I was using an old "S3" python module from 2008 originally. Now I've switched to boto-2.0, and I still cannot delete it. I did quite a bit of research online, and it seems the problem is I have an invalid XML character, so it seems a problem at the lowest level, and no API has helped so far.
I finally contacted Amazon, and they said to use "s3-curl.pl" from http://aws.amazon.com/code/128. I downloaded it, and here's my key:
<Key>info/[01</Key>
I think I was doing a quick bash for loop over some files at the time, and I have "lscolors" set up, and so this happened.
I tried
./s3curl.pl --id <myID> --key <myKEY> -- -X DELETE https://mybucket.s3.amazonaws.com/info/[01
(and also tried putting the URL in single/double quotes, and also tried to escape the '[').

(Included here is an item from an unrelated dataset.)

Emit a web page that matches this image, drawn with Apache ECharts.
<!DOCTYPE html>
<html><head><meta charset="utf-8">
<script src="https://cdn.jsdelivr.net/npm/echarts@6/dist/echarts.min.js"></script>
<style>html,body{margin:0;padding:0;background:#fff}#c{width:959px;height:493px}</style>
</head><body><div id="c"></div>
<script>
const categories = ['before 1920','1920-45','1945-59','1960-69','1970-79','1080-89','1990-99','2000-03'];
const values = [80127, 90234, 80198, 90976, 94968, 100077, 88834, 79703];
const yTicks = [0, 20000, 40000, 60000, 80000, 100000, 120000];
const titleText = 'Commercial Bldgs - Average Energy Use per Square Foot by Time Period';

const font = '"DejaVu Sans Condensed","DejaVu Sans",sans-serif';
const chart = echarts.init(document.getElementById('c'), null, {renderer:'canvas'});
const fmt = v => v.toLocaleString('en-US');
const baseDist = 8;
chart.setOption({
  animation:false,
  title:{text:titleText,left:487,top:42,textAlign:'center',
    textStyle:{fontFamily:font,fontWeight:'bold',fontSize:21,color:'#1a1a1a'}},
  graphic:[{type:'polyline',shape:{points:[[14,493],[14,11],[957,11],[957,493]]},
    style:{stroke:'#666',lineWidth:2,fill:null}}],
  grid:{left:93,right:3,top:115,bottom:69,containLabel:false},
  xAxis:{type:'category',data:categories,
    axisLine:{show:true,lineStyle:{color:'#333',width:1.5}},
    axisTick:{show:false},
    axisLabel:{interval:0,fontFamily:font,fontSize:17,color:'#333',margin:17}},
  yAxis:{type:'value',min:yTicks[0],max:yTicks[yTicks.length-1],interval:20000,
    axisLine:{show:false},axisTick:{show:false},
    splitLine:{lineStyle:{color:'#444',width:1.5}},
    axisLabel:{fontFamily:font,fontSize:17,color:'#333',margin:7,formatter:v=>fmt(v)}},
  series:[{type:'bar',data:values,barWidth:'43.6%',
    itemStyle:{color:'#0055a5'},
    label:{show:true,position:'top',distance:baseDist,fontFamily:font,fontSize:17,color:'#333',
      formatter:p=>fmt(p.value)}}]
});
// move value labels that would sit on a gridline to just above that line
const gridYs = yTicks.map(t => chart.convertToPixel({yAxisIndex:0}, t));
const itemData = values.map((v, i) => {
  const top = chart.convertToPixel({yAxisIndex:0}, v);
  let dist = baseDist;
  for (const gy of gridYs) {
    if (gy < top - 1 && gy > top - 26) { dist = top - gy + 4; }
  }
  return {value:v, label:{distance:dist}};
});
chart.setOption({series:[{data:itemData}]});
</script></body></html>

Without quotes on the URL, it hangs. With quotes, I get "curl: (3) [globbing] error: bad range specification after pos 50". I edited the s3-curl.pl to do curl --globoff and still get this error.
I would appreciate any help.
This solved the issue, just delete the main folder:
aws s3 rm "s3://BUCKET_NAME/folder/folder" --recursive
You can use the s3cmd tool from here. You first need to run
s3cmd fixbucket <bucket name that contains bad file>.

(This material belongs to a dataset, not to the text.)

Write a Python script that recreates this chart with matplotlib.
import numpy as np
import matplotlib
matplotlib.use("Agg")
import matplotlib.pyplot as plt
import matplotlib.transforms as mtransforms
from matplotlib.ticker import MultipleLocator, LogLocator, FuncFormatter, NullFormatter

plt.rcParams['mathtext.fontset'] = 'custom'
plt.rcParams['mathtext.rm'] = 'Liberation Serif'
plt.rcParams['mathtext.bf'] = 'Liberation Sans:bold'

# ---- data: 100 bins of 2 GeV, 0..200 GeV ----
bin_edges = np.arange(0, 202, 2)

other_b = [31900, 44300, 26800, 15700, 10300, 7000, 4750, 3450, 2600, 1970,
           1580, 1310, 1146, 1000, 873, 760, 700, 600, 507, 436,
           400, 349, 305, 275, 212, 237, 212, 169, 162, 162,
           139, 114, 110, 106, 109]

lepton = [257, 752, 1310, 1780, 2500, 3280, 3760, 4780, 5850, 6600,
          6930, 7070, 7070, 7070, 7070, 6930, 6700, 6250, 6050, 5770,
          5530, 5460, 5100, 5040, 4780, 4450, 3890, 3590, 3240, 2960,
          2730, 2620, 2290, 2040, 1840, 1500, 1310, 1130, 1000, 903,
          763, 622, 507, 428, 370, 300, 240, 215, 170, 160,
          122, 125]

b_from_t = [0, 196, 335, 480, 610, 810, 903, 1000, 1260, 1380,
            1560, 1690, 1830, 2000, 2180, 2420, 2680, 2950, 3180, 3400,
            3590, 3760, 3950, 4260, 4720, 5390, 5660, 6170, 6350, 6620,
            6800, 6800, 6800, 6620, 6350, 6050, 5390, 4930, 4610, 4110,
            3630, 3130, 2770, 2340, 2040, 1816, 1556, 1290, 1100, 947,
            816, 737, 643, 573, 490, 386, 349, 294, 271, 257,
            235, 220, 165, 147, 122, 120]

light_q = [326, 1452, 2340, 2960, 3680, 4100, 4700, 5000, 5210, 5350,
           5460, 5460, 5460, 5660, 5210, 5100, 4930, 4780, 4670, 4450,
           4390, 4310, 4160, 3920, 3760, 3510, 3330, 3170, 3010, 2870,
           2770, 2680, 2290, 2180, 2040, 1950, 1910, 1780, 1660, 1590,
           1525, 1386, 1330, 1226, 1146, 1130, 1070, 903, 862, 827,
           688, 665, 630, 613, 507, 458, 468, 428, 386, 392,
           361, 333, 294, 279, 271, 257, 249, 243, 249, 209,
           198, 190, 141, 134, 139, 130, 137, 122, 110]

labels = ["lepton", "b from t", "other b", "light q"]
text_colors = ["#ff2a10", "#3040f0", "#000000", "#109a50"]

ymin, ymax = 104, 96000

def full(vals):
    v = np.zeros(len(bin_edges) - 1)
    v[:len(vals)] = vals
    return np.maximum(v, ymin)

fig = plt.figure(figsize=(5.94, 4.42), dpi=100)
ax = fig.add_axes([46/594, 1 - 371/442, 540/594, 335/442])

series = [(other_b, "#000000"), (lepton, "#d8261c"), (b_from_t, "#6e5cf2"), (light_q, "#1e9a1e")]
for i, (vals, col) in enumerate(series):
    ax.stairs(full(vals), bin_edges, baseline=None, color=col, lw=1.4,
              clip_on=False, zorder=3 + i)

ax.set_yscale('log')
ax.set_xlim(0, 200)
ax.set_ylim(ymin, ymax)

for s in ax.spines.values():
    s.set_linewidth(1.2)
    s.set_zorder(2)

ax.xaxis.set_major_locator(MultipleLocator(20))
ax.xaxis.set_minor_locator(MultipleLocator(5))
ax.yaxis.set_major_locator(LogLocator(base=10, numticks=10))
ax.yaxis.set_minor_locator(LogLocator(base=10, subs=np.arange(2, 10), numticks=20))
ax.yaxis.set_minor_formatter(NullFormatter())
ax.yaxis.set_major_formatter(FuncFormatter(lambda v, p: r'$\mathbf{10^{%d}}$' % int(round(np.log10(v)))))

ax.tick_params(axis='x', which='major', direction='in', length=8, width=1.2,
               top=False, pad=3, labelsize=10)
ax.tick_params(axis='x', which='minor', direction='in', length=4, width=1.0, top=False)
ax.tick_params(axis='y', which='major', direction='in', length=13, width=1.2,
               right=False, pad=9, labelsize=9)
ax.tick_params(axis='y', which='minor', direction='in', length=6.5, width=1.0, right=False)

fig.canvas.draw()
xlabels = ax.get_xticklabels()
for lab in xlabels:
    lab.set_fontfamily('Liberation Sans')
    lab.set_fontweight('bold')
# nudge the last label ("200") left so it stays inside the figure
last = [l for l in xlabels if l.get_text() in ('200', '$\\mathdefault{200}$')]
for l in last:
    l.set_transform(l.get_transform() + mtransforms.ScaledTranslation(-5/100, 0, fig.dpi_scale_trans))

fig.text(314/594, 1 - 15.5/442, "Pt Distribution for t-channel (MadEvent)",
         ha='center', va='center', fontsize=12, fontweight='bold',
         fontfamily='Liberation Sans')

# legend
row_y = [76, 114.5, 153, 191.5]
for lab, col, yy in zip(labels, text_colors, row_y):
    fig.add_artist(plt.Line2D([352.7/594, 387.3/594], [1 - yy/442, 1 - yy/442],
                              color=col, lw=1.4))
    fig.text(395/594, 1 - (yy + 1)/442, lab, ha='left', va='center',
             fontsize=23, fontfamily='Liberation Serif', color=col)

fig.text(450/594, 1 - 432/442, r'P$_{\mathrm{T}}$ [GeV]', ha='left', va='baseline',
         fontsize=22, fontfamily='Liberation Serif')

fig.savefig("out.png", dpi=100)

You can then delete the file using
s3cmd del <bucket>/<file>
In my case there were newlines in the key (however that happened..). I was able to fix it with the aws cli like this:
aws cli rm "s3://my_bucket/Icon"$'\r'
I also had versioning enabled, so I also needed to do this, for all the versions (versions ids are visible in the UI when enabling the version view):
aws s3api delete-object --bucket my_bucket --key "Icon"$'\r' --version-id <version_id>
I was in this situation recently, to list the items you can use:
aws s3api list-objects-v2 --bucket my_bucket --encoding-type url
the bad keys will come back url encoded like:
"Key": "%01%C3%B4%C2%B3%C3%8Bu%C2%A5%27%40yr%3E%60%0EQ%14%C3%A5.gif"

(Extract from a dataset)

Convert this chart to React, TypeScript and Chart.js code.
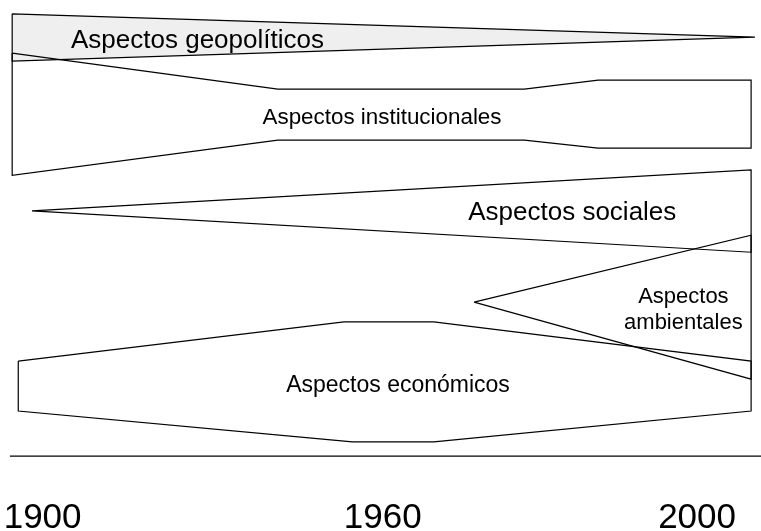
import React, { useEffect, useRef } from "react";
import { Chart, registerables } from "chart.js";

Chart.register(...registerables);

// Diagram coordinate system: x 0..100 (left → right), y 0..100 (bottom → top)
const geopoliticos = [
  { x: 1.6, y: 97.4 }, { x: 99.2, y: 93.0 }, { x: 1.6, y: 88.5 }, { x: 1.6, y: 97.4 },
];
const institucionales = [
  { x: 1.6, y: 90.0 }, { x: 36.5, y: 83.2 }, { x: 68.9, y: 83.2 }, { x: 78.6, y: 84.9 },
  { x: 98.7, y: 84.9 }, { x: 98.7, y: 72.1 }, { x: 78.6, y: 72.1 }, { x: 68.9, y: 73.6 },
  { x: 36.5, y: 73.6 }, { x: 1.6, y: 67.0 }, { x: 1.6, y: 90.0 },
];
const sociales = [
  { x: 4.2, y: 60.3 }, { x: 98.7, y: 68.0 }, { x: 98.7, y: 52.5 }, { x: 4.2, y: 60.3 },
];
const ambientales = [
  { x: 62.3, y: 43.1 }, { x: 98.7, y: 55.7 }, { x: 98.7, y: 28.6 }, { x: 62.3, y: 43.1 },
];
const economicos = [
  { x: 2.4, y: 32.0 }, { x: 45.2, y: 39.4 }, { x: 57.0, y: 39.4 }, { x: 98.7, y: 32.0 },
  { x: 98.7, y: 22.6 }, { x: 57.0, y: 16.8 }, { x: 46.3, y: 16.8 }, { x: 2.4, y: 22.6 },
  { x: 2.4, y: 32.0 },
];
const ejeTiempo = [{ x: 1.3, y: 14.1 }, { x: 100, y: 14.1 }];

const areaLabels = [
  ["Aspectos geopolíticos"],
  ["Aspectos institucionales"],
  ["Aspectos sociales"],
  ["Aspectos", "ambientales"],
  ["Aspectos económicos"],
];
const areaLabelAnchors = [
  { x: 25.95, y: 90.96 },
  { x: 50.2, y: 76.65 },
  { x: 75.2, y: 58.57 },
  { x: 89.8, y: 42.94 },
  { x: 52.3, y: 26.18 },
];
const areaLabelSizes = [26, 22.4, 26, 22, 23];

const yearLabels = ["1900", "1960", "2000"];
const yearPositions = [5.6, 50.3, 91.6];
const yearBaseline = 0.56;

const FONT = '"Liberation Sans", Arial, Helvetica, sans-serif';

const labelPlugin = {
  id: "diagramLabels",
  afterDatasetsDraw(chart: any) {
    const { ctx, scales } = chart;
    const xs = scales.x;
    const ys = scales.y;
    ctx.save();
    ctx.fillStyle = "#000";
    ctx.textAlign = "center";
    ctx.textBaseline = "alphabetic";
    areaLabels.forEach((lines, i) => {
      const size = areaLabelSizes[i];
      ctx.font = `${size}px ${FONT}`;
      const px = xs.getPixelForValue(areaLabelAnchors[i].x);
      const py = ys.getPixelForValue(areaLabelAnchors[i].y);
      lines.forEach((t, j) => {
        ctx.fillText(t, px, py + j * size * 1.18);
      });
    });
    ctx.font = `35px ${FONT}`;
    yearLabels.forEach((t, i) => {
      ctx.fillText(t, xs.getPixelForValue(yearPositions[i]), ys.getPixelForValue(yearBaseline));
    });
    ctx.restore();
  },
};

function outline(data: any[], extra: any = {}) {
  return {
    data,
    showLine: true,
    borderColor: "#000",
    borderWidth: 1.2,
    pointRadius: 0,
    pointHoverRadius: 0,
    tension: 0,
    fill: false,
    order: 0,
    ...extra,
  };
}

export default function App() {
  const ref = useRef<HTMLCanvasElement>(null);
  useEffect(() => {
    if (!ref.current) return;
    const chart = new Chart(ref.current, {
      type: "scatter",
      data: {
        datasets: [
          outline(geopoliticos, { fill: "shape", backgroundColor: "#efefef", order: 10 }),
          outline(institucionales),
          outline(sociales),
          outline(ambientales),
          outline(economicos),
          outline(ejeTiempo),
        ] as any,
      },
      options: {
        animation: false,
        responsive: false,
        devicePixelRatio: 1,
        layout: { padding: 0 },
        plugins: { legend: { display: false }, tooltip: { enabled: false } },
        events: [],
        scales: {
          x: { type: "linear", min: 0, max: 100, display: false },
          y: { type: "linear", min: 0, max: 100, display: false },
        },
      },
      plugins: [labelPlugin],
    });
    return () => chart.destroy();
  }, []);
  return (
    <div style={{ position: "absolute", left: 0, top: 0, width: 761, height: 531, background: "#fff" }}>
      <canvas ref={ref} width={761} height={531} />
    </div>
  );
}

spaces became + and I had to change those to %20 and * wasn't encoded I had to replace those with %2A before I was able to delete them.
To actually delete them, I wasn't able to use the aws cli because it would urlencode the already urlencoded key resulting in a 404, so to get around that I manually hit the rest API with the DELETE verb.
I recently encountered this case. I had newline at the end of my bucket. The following command solved the matter.
aws s3 rm "bucket_name"$'\r' --recursive